When we see the preface “natural” before the words “skin care”, it tends to conjure up images of something “pure” or “as nature intended”. But, in this world of extreme hype, the word “natural” has now taken on a very different meaning and it can well be interpreted as “excuse to charge more” or “beware – hype at large”.


In the multi billion dollar industry of skin care, our scepticism is sometimes well justified. What we want, after all, is something that’s natural, wholesome and jolly good for us! And it’s got to be a product that doesn’t contain those nasty artificial additives or chemicals.


But, as things stand, the manufacturers still have enough license to produce products and market them with enough spin to encourage us to think that they are as “nature intended” but, in reality, it’s the clever marketing that give us messages that are powerful by implication.


Let me digress here for a moment and share with you a couple of examples of this type of marketing power that have reared their heads recently in our household.


My husband could not start the day without his two slices of toast with lashings of peanut butter. Last week, he saw a new brand of peanut butter advertised as “made from whole peanuts” and he made a point of writing this on our shopping board in the kitchen – to be honest, I was never sure if he knew we had a shopping board, let alone write on it!


But, ever-loving wife that I am, I searched out this new brand of super peanut butter but didn’t buy it as it was almost 50% dearer than the usual store brand that I’d been buying for years. He was a little dismayed and protested that the new brand is made from whole peanuts – that’s why it’s dearer… (No wonder he’s a highly successful and super charged business consultant!)…. I asked him what he thought the usual brand of peanut butter was made from – recycled cardboard?


He’d only seen what the marketing boys wanted him to see and he hadn’t given it a moment’s thought. He had been sold by implication.


Another great example of this is the TV campaign that’s on at the moment for “filtered milk” – gets you thinking, doesn’t it? Have I been putting this non-filtered muck on my corn flakes every day for the last umpteen years? I could have been seriously ill – go get two quarts of the filtered stuff, immediately!

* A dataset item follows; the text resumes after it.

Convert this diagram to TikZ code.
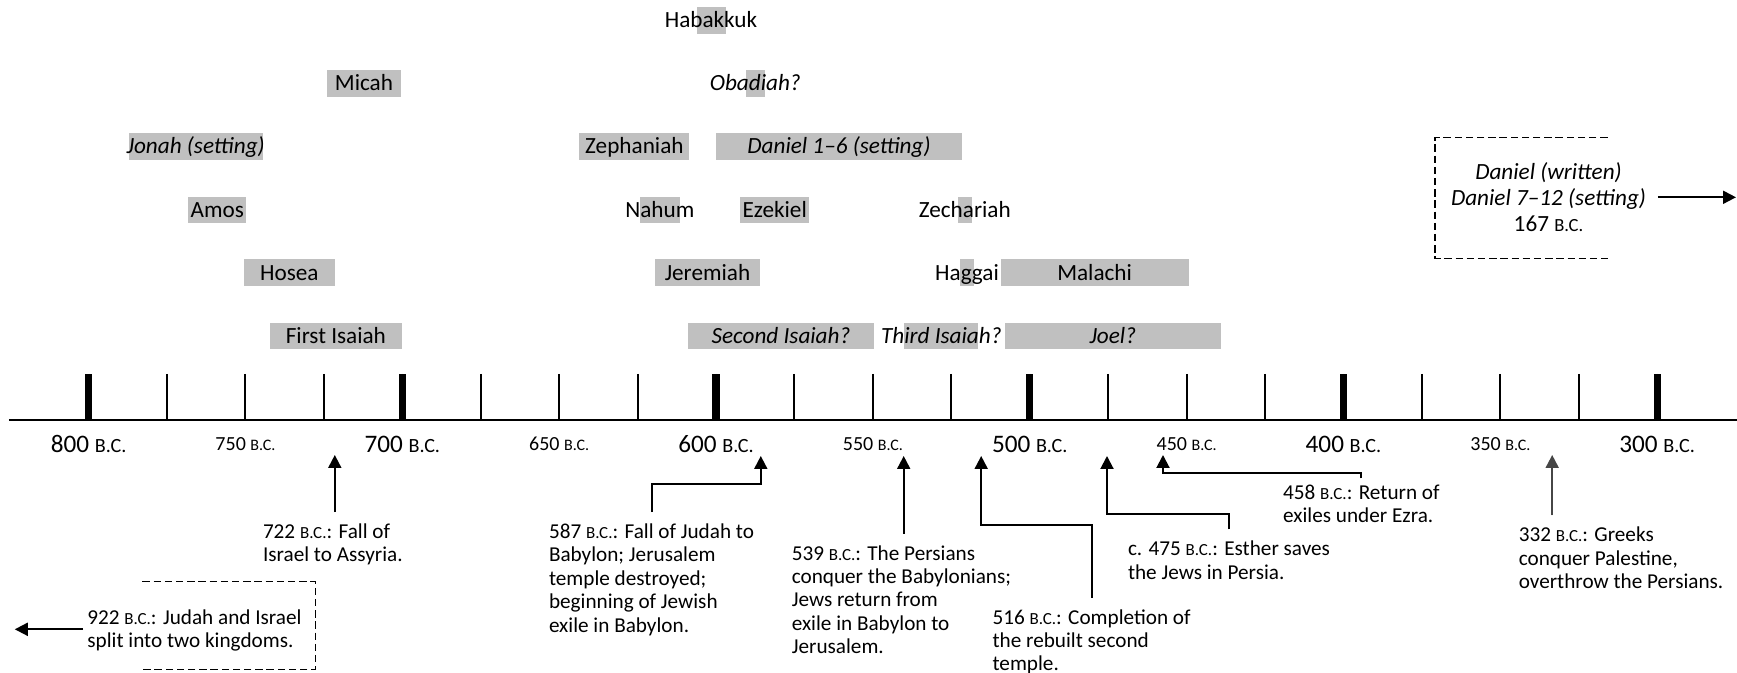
\documentclass[tikz,border=0pt]{standalone}
\usepackage{fontspec}
\setmainfont{Carlito}
\usetikzlibrary{arrows.meta,positioning}
\definecolor{barGray}{RGB}{192,192,192}
\definecolor{arrGray}{RGB}{70,70,70}
\newcommand{\bc}{\scalebox{0.8}{B.C.}}
\tikzset{
    every node/.append style={align=center,inner sep=0pt},
    bar/.style={rectangle,fill=barGray,minimum height=13.4pt,inner sep=0pt},
    pname/.style={font=\fontsize{11.6}{12.9}\selectfont,text height=9.5pt,text depth=2pt},
    pital/.style={pname,font=\fontsize{11.6}{12.9}\selectfont\itshape},
    event/.style={align=left,anchor=north west,font=\fontsize{10.6}{11.7}\selectfont},
    yrmaj/.style={font=\fontsize{12.6}{14}\selectfont},
    yrmin/.style={font=\fontsize{10}{12}\selectfont},
    arr/.style={-{Triangle[length=6.5pt,width=6.5pt]},line width=1pt},
    evarr/.style={arr,shorten <=5.6pt},
    frame/.style={line width=0.6pt,dash pattern=on 3.7pt off 1.9pt}
}

\begin{document}
\begin{tikzpicture}[x=0.5pt,y=-0.5pt]
    \useasboundingbox (0,0) rectangle (1737,673);

    % time axis
    \draw[line width=1.1pt] (8.9,420) -- (1737,420);
    \foreach \i in {0,...,20}
        \draw[line width=1pt] (88.6+78.43*\i,374) -- (88.6+78.43*\i,420);
    \foreach \i in {0,4,...,20}
        \fill (88.6+78.43*\i-3.7,374) rectangle (88.6+78.43*\i+3.7,420);
    \foreach \yr [count=\k from 0] in {800,750,...,300} {
        \ifodd\k
            \node[yrmin] (yr\yr) at (88.6+156.86*\k,444) {\yr~\bc};
        \else
            \node[yrmaj] (yr\yr) at (88.6+156.86*\k,444) {\yr~\bc};
        \fi
    }

    % prophets
    \node[bar,minimum width=14.5pt] (habakkukBar) at (711,20.5) {};
    \node[pname] (habakkuk) at (habakkukBar) {Habakkuk};

    \node[bar,minimum width=37.1pt] (micahBar) at (364,83.3) {};
    \node[pname] (micah) at (micahBar) {Micah};
    \node[bar,minimum width=9.25pt] (obadiahBar) at (755.3,83.3) {};
    \node[pital] (obadiah) at (obadiahBar) {Obadiah?};

    \node[bar,minimum width=67pt] (jonahBar) at (195.7,146.5) {};
    \node[pital] (jonah) at (jonahBar) {Jonah (setting)};
    \node[bar,minimum width=55pt] (zephaniahBar) at (634.4,146.5) {};
    \node[pname] (zephaniah) at (zephaniahBar) {Zephaniah};
    \node[bar,minimum width=123pt] (danielEarlyBar) at (839,146.5) {};
    \node[pital] (danielEarly) at (danielEarlyBar) {Daniel 1--6 (setting)};

    \node[bar,minimum width=29pt] (amosBar) at (217.3,210) {};
    \node[pname] (amos) at (amosBar) {Amos};
    \node[bar,minimum width=20.25pt] (nahumBar) at (659.8,210) {};
    \node[pname] (nahum) at (nahumBar) {Nahum};
    \node[bar,minimum width=34.6pt] (ezekielBar) at (774.7,210) {};
    \node[pname] (ezekiel) at (ezekielBar) {Ezekiel};
    \node[bar,minimum width=7.25pt] (zechariahBar) at (964.8,210) {};
    \node[pname] (zechariah) at (zechariahBar) {Zechariah};

    \node[bar,minimum width=45.5pt] (hoseaBar) at (289.3,272.7) {};
    \node[pname] (hosea) at (hoseaBar) {Hosea};
    \node[bar,minimum width=52.8pt] (jeremiahBar) at (707.5,272.7) {};
    \node[pname] (jeremiah) at (jeremiahBar) {Jeremiah};
    \node[bar,minimum width=7pt] (haggaiBar) at (967,272.7) {};
    \node[pname] (haggai) at (haggaiBar) {Haggai};
    \node[bar,minimum width=94.1pt] (malachiBar) at (1094.6,272.7) {};
    \node[pname] (malachi) at (malachiBar) {Malachi};

    \node[bar,minimum width=65.8pt] (firstIsaiahBar) at (335.9,336) {};
    \node[pname] (firstIsaiah) at (firstIsaiahBar) {First Isaiah};
    \node[bar,minimum width=93pt] (secondIsaiahBar) at (781,336) {};
    \node[pital] (secondIsaiah) at (secondIsaiahBar) {Second Isaiah?};
    \node[bar,minimum width=37pt] (thirdIsaiahBar) at (941.4,336) {};
    \node[pital] (thirdIsaiah) at (thirdIsaiahBar) {Third Isaiah?};
    \node[bar,minimum width=108pt] (joelBar) at (1112.8,336) {};
    \node[pital] (joel) at (joelBar) {Joel?};

    % Daniel, written later
    \draw[frame] (1607.5,137.7) -- (1435,137.7) -- (1435,258.3) -- (1607.5,258.3);
    \node[font=\fontsize{11.6}{12.9}\selectfont] (danielLate) at (1548.5,197.3)
        {{\itshape Daniel (written)}\\{\itshape Daniel 7--12 (setting)}\\167~\bc};
    \coordinate (danEnd) at (1736,197.3);
    \draw[arr,shorten <=5.8pt] (danielLate.east |- danEnd) -- (danEnd);

    % events
    \draw[frame] (142.4,581.7) -- (315.5,581.7) -- (315.5,669.3) -- (142.4,669.3);
    \node[event] (ev922) at (87,608.9) {922~\bc: Judah and Israel\\split into two kingdoms.};
    \coordinate (splitEnd) at (14.8,629.3);
    \draw[arr,shorten <=1.9pt] (ev922.west |- splitEnd) -- (splitEnd);

    \node[event] (ev722) at (262.6,523.3) {722~\bc: Fall of\\Israel to Assyria.};
    \node[event] (ev587) at (548.6,523.3) {587~\bc: Fall of Judah to\\Babylon; Jerusalem\\temple destroyed;\\beginning of Jewish\\exile in Babylon.};
    \node[event] (ev539) at (791.4,544.9) {539~\bc: The Persians\\conquer the Babylonians;\\Jews return from\\exile in Babylon to\\Jerusalem.};
    \node[event] (ev516) at (992.2,608.9) {516~\bc: Completion of\\the rebuilt second\\temple.};
    \node[event] (ev475) at (1127.6,540.6) {c. 475~\bc: Esther saves\\the Jews in Persia.};
    \node[event] (ev458) at (1282.8,484.3) {458~\bc: Return of\\exiles under Ezra.};
    \node[event] (ev332) at (1518.4,526.6) {332~\bc: Greeks\\conquer Palestine,\\overthrow the Persians.};

    \coordinate (t722) at (334.8,455);
    \coordinate (k587) at (760.8,484);
    \coordinate (t587) at (760.8,456);
    \coordinate (t539) at (903.7,456);
    \coordinate (k516) at (981.2,525);
    \coordinate (t516) at (981.2,456);
    \coordinate (k475) at (1107,514);
    \coordinate (t475) at (1107,456);
    \coordinate (k458) at (1163,472.7);
    \coordinate (t458) at (1163,455);
    \coordinate (t332) at (1552.2,455);

    \draw[evarr] (ev722.north -| t722) -- (t722);
    \draw[evarr] (ev587.north) |- (k587) -- (t587);
    \draw[evarr] (ev539.north -| t539) -- (t539);
    \draw[evarr] (ev516.north) |- (k516) -- (t516);
    \draw[evarr] (ev475.north) |- (k475) -- (t475);
    \draw[evarr,shorten <=3pt] (ev458.north) |- (k458) -- (t458);
    \draw[evarr,draw=arrGray,fill=arrGray] (ev332.north -| t332) -- (t332);
\end{tikzpicture}
\end{document}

And so it is with natural skin care. It’s the implication that you’re buying the most natural, the most effective product you can possibly buy – all geared to our dream of looking good. I recommend that you take a close look at the list of ingredients of the product and research the active ones to check on the potency you need for the best effect.


You may find that the product does indeed include “Wonder Plant Extract” but that it’s such a minute amount that it will be of no effect. It’s easy to be duped and have your dreams shattered – so take care and choose your products carefully.